Pensamientos estivales
El verano azuza a los festivales, Bayreuth entre ellos. Se acerca, además, el centenario wagneriano. Se aplaude y se patea. Ricardón sigue sin dejar indiferente a nadie. No entraré en estas discusiones. Más bien, todo lo contrario. Quiero decir que Wagner propuso lo que su obra cumplió y la vez desdijo, y que en esa contradicción interna florece la perpetua polémica wagneriana.
Si nos atenemos a su programa de máximos (Ópera y drama, 1851) hay que suprimir las arias, los dúos y los temas históricos, a favor de los motivos conductores y los mitos. El libreto es protagónico y la escritura definitiva, intocable. En esto ya sabemos que Ricardón fue flexible, que aceptó cortes y modificaciones a favor de los cantantes, como cualquier operista de los que él decía deplorar.
En cuanto a estructuras, las hay en todas sus obras, hasta en las de madurez como Los maestros cantores, es decir: obertura, aria, conjuntos, coros, quintetos, danzas y suma y sigue.

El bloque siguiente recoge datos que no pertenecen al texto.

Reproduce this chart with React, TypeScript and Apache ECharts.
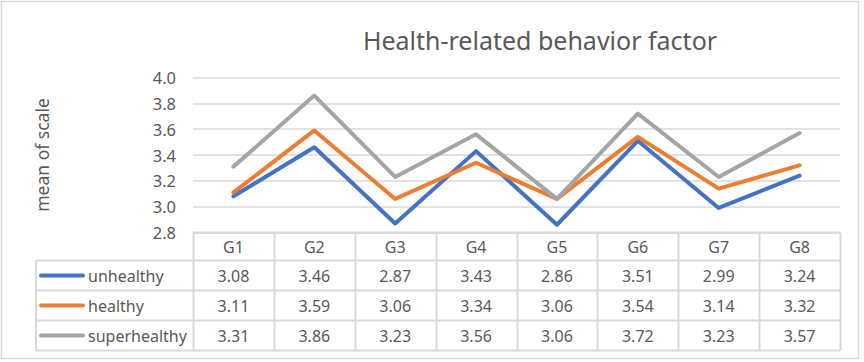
import React, { useEffect, useRef } from "react";
import * as echarts from "echarts";

const categories = ["G1", "G2", "G3", "G4", "G5", "G6", "G7", "G8"];
const seriesNames = ["unhealthy", "healthy", "superhealthy"];
const unhealthy = [3.08, 3.46, 2.87, 3.43, 2.86, 3.51, 2.99, 3.24];
const healthy = [3.11, 3.59, 3.06, 3.34, 3.06, 3.54, 3.14, 3.32];
const superhealthy = [3.31, 3.86, 3.23, 3.56, 3.06, 3.72, 3.23, 3.57];
const seriesColors = ["#4472C4", "#ED7D31", "#A5A5A5"];
const yMin = 2.8;
const yMax = 4.0;
const yInterval = 0.2;
const titleText = "Health-related behavior factor";
const yAxisName = "mean of scale";

const FONT = "'Noto Sans', 'Open Sans', sans-serif";
const TXT = "#595959";
const LINE = "#D9D9D9";

export default function App() {
  const ref = useRef<HTMLDivElement>(null);
  useEffect(() => {
    document.body.style.margin = "0";
    const chart = echarts.init(ref.current!, null, { renderer: "svg" });
    const W = 864;
    const gridLeft = 193;
    const gridRight = 840;
    const gridTop = 77.5;
    const gridBottom = 232.5;
    const colW = (gridRight - gridLeft) / categories.length;
    const legendLeft = 36;
    const rowLines = [260.5, 290.5, 320.5, 350.5];
    const allData = [unhealthy, healthy, superhealthy];

    const graphics: any[] = [];
    graphics.push({
      type: "rect",
      shape: { x: 1.5, y: 1.5, width: 857, height: 357 },
      style: { fill: "none", stroke: LINE, lineWidth: 1.5 },
      silent: true,
    });
    graphics.push({
      type: "line",
      shape: { x1: gridLeft, y1: gridBottom, x2: gridRight, y2: gridBottom },
      style: { stroke: LINE, lineWidth: 2 },
    });
    rowLines.forEach((y) =>
      graphics.push({
        type: "line",
        shape: { x1: legendLeft, y1: y, x2: gridRight, y2: y },
        style: { stroke: LINE, lineWidth: 2 },
      })
    );
    graphics.push({
      type: "line",
      shape: { x1: legendLeft, y1: rowLines[0], x2: legendLeft, y2: rowLines[3] },
      style: { stroke: LINE, lineWidth: 2 },
    });
    for (let i = 0; i <= categories.length; i++) {
      const x = Math.round(gridLeft + i * colW) + 0.5;
      graphics.push({
        type: "line",
        shape: { x1: x, y1: gridBottom, x2: x, y2: rowLines[3] },
        style: { stroke: LINE, lineWidth: 2 },
      });
    }
    seriesNames.forEach((name, r) => {
      const cy = (rowLines[r] + rowLines[r + 1]) / 2;
      graphics.push({
        type: "line",
        shape: { x1: 41, y1: cy, x2: 83, y2: cy },
        style: { stroke: seriesColors[r], lineWidth: 4, lineCap: "round" },
      });
      graphics.push({
        type: "text",
        x: 88,
        y: cy,
        style: {
          text: name,
          fill: TXT,
          font: `16px ${FONT}`,
          textAlign: "left",
          textVerticalAlign: "middle",
        },
      });
      allData[r].forEach((v, i) => {
        graphics.push({
          type: "text",
          x: gridLeft + (i + 0.5) * colW,
          y: cy,
          style: {
            text: v.toFixed(2),
            fill: TXT,
            font: `16px ${FONT}`,
            textAlign: "center",
            textVerticalAlign: "middle",
          },
        });
      });
    });
    graphics.push({
      type: "text",
      x: 42,
      y: 155,
      rotation: Math.PI / 2,
      style: {
        text: yAxisName,
        fill: TXT,
        font: `17.5px ${FONT}`,
        textAlign: "center",
        textVerticalAlign: "middle",
      },
    });

    chart.setOption({
      animation: false,
      backgroundColor: "#fff",
      title: {
        text: titleText,
        left: 535,
        top: 22,
        textAlign: "center",
        textStyle: { color: TXT, fontSize: 25, fontWeight: "normal", fontFamily: FONT },
      },
      grid: {
        left: gridLeft,
        right: W - gridRight,
        top: gridTop,
        height: gridBottom - gridTop,
      },
      xAxis: {
        type: "category",
        data: categories,
        boundaryGap: true,
        axisLine: { show: false },
        axisTick: { show: false },
        axisLabel: {
          color: TXT,
          fontSize: 16,
          fontFamily: FONT,
          margin: 14,
          verticalAlign: "middle",
        },
      },
      yAxis: {
        type: "value",
        min: yMin,
        max: yMax,
        interval: yInterval,
        axisLine: { show: false },
        axisTick: { show: false },
        axisLabel: {
          color: TXT,
          fontSize: 16.5,
          fontFamily: FONT,
          margin: 17,
          formatter: (v: number) => v.toFixed(1),
        },
        splitLine: { lineStyle: { color: LINE, width: 1.5 } },
      },
      series: seriesNames.map((name, r) => ({
        name,
        type: "line",
        data: allData[r],
        symbol: "none",
        lineStyle: { color: seriesColors[r], width: 4, cap: "round", join: "round" },
        itemStyle: { color: seriesColors[r] },
      })),
      graphic: graphics,
    });
    return () => chart.dispose();
  }, []);
  return <div ref={ref} style={{ width: 864, height: 362 }} />;
}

Su detestado Meyerbeer, con sus trucos escénicos y pases de magia, está obsesionándolo desde Rienzi hasta Parsifal: luchas contra dragones, incendios, jardines de ceniza, lanzas voladoras, paloma celestial, cáliz milagroso. En fin birlibirloque judaico y parisino.
¿Fueron los héroes, estrictamente, los protagonistas del mundo wagneriano? Hace años que críticos tan inteligentes como Robert Gutman y el poeta Wystam Auden rescataron, precisamente, el teatro wagneriano por lo contrario, por ser diestro hasta lo sublime en retratar a neuróticos de baja calidad, explorando sus oscuridades irracionales, sus extravagancias, sus morbideces y sus manías suicidas. No olvidemos que los primeros wagneristas fervorosos fueron los decadentes europeos del fin de siècle, imitados por los modernistas americanos y españoles (incluidos los vascos como Román Egusquiza y los catalanes como Adrià Gual).
El verano es festivalero y ocioso. Dejemos estas reflexiones para el frío y lúcido invierno que viene porque seguramente ha de venir.